TO BE DONE: Return each line of the data below verbatim; pictures are to be left out.

INFORMATION SHOWN:
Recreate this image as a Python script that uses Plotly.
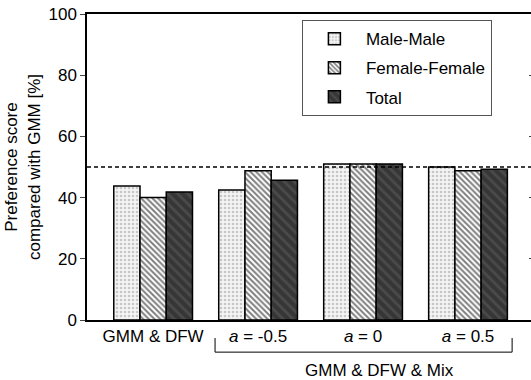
import plotly.graph_objects as go

groups = ["GMM & DFW", "<i>a</i> = -0.5", "<i>a</i> = 0", "<i>a</i> = 0.5"]
group_pos = [0, 1, 2, 3]
male_male = [43.8, 42.5, 51.0, 50.0]
female_female = [40.0, 48.8, 51.0, 48.8]
total = [41.8, 45.7, 51.0, 49.3]
y_ticks = [0, 20, 40, 60, 80, 100]
reference_level = 50
bracket_label = "GMM & DFW & Mix"

FONT = "Liberation Sans, Arial, sans-serif"
FS = 17

fig = go.Figure()
fig.add_trace(go.Bar(
    x=group_pos, y=male_male, name="Male-Male", legendgroup="mm",
    marker=dict(color="#f2f2f2", line=dict(color="black", width=1.5),
                pattern=dict(shape=".", fgcolor="#9a9a9a", bgcolor="#f4f4f4", size=4, solidity=0.35)),
))
fig.add_trace(go.Bar(
    x=group_pos, y=female_female, name="Female-Female", legendgroup="ff",
    marker=dict(color="white", line=dict(color="black", width=1.5),
                pattern=dict(shape="\\", fgcolor="#000000", bgcolor="white", size=4, solidity=0.5)),
))
fig.add_trace(go.Bar(
    x=group_pos, y=total, name="Total", legendgroup="tt",
    marker=dict(color="#3c3c3c", line=dict(color="black", width=1.5),
                pattern=dict(shape="\\", fgcolor="#5e5e5e", bgcolor="#363636", size=7, solidity=0.4)),
))

# right-side inward tick marks (no axis line)
fig.add_trace(go.Scatter(x=[None], y=[None], yaxis="y2", showlegend=False, hoverinfo="skip"))

fig.update_layout(
    width=531, height=380,
    margin=dict(l=87, r=0, t=14, b=60),
    paper_bgcolor="white", plot_bgcolor="white",
    barmode="group", bargap=0.25, bargroupgap=0,
    font=dict(family=FONT, size=FS, color="black"),
    showlegend=True,
    legend=dict(x=0.484, y=0.98, xanchor="left", yanchor="top",
                bordercolor="#555555", borderwidth=1, bgcolor="white",
                font=dict(family=FONT, size=FS), tracegroupgap=4,
                itemwidth=53, traceorder="grouped"),
    xaxis=dict(range=[-0.63, 3.6], tickvals=group_pos, ticktext=groups,
               showline=True, mirror=True, linecolor="black", linewidth=1.5,
               ticks="", showgrid=False, zeroline=False,
               tickfont=dict(family=FONT, size=FS)),
    yaxis=dict(range=[0, 100], tickvals=y_ticks, showline=True, linecolor="black",
               linewidth=1.5, ticks="outside", ticklen=5, tickwidth=1,
               showgrid=False, zeroline=False,
               tickfont=dict(family=FONT, size=FS),
               title=dict(text="Preference score<br>compared with GMM [%]",
                          font=dict(family=FONT, size=FS), standoff=4)),
    yaxis2=dict(range=[0, 100], tickvals=y_ticks, overlaying="y", side="right",
                showline=False, ticks="inside", ticklen=2, tickwidth=1,
                showticklabels=False, showgrid=False, zeroline=False),
)

# reference dashed line at 50 %
fig.add_shape(type="line", xref="paper", yref="y", x0=0, x1=1,
              y0=reference_level, y1=reference_level,
              line=dict(color="black", width=1.5, dash="4px,3px"))

# bracket under the three mixed groups
fig.add_shape(type="path", xref="x", yref="paper",
              path="M 0.59 -0.059 L 0.59 -0.105 L 3.42 -0.105 L 3.42 -0.059",
              line=dict(color="black", width=1))
fig.add_annotation(x=2.16, xref="x", y=-0.128, yref="paper", text=bracket_label,
                   showarrow=False, yanchor="top",
                   font=dict(family=FONT, size=FS))

fig.write_html("out.html")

SOLVED PROBLEM:
Recreate this image as a Python script that uses Plotly.
import plotly.graph_objects as go

groups = ["GMM & DFW", "<i>a</i> = -0.5", "<i>a</i> = 0", "<i>a</i> = 0.5"]
group_pos = [0, 1, 2, 3]
male_male = [43.8, 42.5, 51.0, 50.0]
female_female = [40.0, 48.8, 51.0, 48.8]
total = [41.8, 45.7, 51.0, 49.3]
y_ticks = [0, 20, 40, 60, 80, 100]
reference_level = 50
bracket_label = "GMM & DFW & Mix"

FONT = "Liberation Sans, Arial, sans-serif"
FS = 17

fig = go.Figure()
fig.add_trace(go.Bar(
    x=group_pos, y=male_male, name="Male-Male", legendgroup="mm",
    marker=dict(color="#f2f2f2", line=dict(color="black", width=1.5),
                pattern=dict(shape=".", fgcolor="#9a9a9a", bgcolor="#f4f4f4", size=4, solidity=0.35)),
))
fig.add_trace(go.Bar(
    x=group_pos, y=female_female, name="Female-Female", legendgroup="ff",
    marker=dict(color="white", line=dict(color="black", width=1.5),
                pattern=dict(shape="\\", fgcolor="#000000", bgcolor="white", size=4, solidity=0.5)),
))
fig.add_trace(go.Bar(
    x=group_pos, y=total, name="Total", legendgroup="tt",
    marker=dict(color="#3c3c3c", line=dict(color="black", width=1.5),
                pattern=dict(shape="\\", fgcolor="#5e5e5e", bgcolor="#363636", size=7, solidity=0.4)),
))

# right-side inward tick marks (no axis line)
fig.add_trace(go.Scatter(x=[None], y=[None], yaxis="y2", showlegend=False, hoverinfo="skip"))

fig.update_layout(
    width=531, height=380,
    margin=dict(l=87, r=0, t=14, b=60),
    paper_bgcolor="white", plot_bgcolor="white",
    barmode="group", bargap=0.25, bargroupgap=0,
    font=dict(family=FONT, size=FS, color="black"),
    showlegend=True,
    legend=dict(x=0.484, y=0.98, xanchor="left", yanchor="top",
                bordercolor="#555555", borderwidth=1, bgcolor="white",
                font=dict(family=FONT, size=FS), tracegroupgap=4,
                itemwidth=53, traceorder="grouped"),
    xaxis=dict(range=[-0.63, 3.6], tickvals=group_pos, ticktext=groups,
               showline=True, mirror=True, linecolor="black", linewidth=1.5,
               ticks="", showgrid=False, zeroline=False,
               tickfont=dict(family=FONT, size=FS)),
    yaxis=dict(range=[0, 100], tickvals=y_ticks, showline=True, linecolor="black",
               linewidth=1.5, ticks="outside", ticklen=5, tickwidth=1,
               showgrid=False, zeroline=False,
               tickfont=dict(family=FONT, size=FS),
               title=dict(text="Preference score<br>compared with GMM [%]",
                          font=dict(family=FONT, size=FS), standoff=4)),
    yaxis2=dict(range=[0, 100], tickvals=y_ticks, overlaying="y", side="right",
                showline=False, ticks="inside", ticklen=2, tickwidth=1,
                showticklabels=False, showgrid=False, zeroline=False),
)

# reference dashed line at 50 %
fig.add_shape(type="line", xref="paper", yref="y", x0=0, x1=1,
              y0=reference_level, y1=reference_level,
              line=dict(color="black", width=1.5, dash="4px,3px"))

# bracket under the three mixed groups
fig.add_shape(type="path", xref="x", yref="paper",
              path="M 0.59 -0.059 L 0.59 -0.105 L 3.42 -0.105 L 3.42 -0.059",
              line=dict(color="black", width=1))
fig.add_annotation(x=2.16, xref="x", y=-0.128, yref="paper", text=bracket_label,
                   showarrow=False, yanchor="top",
                   font=dict(family=FONT, size=FS))

fig.write_html("out.html")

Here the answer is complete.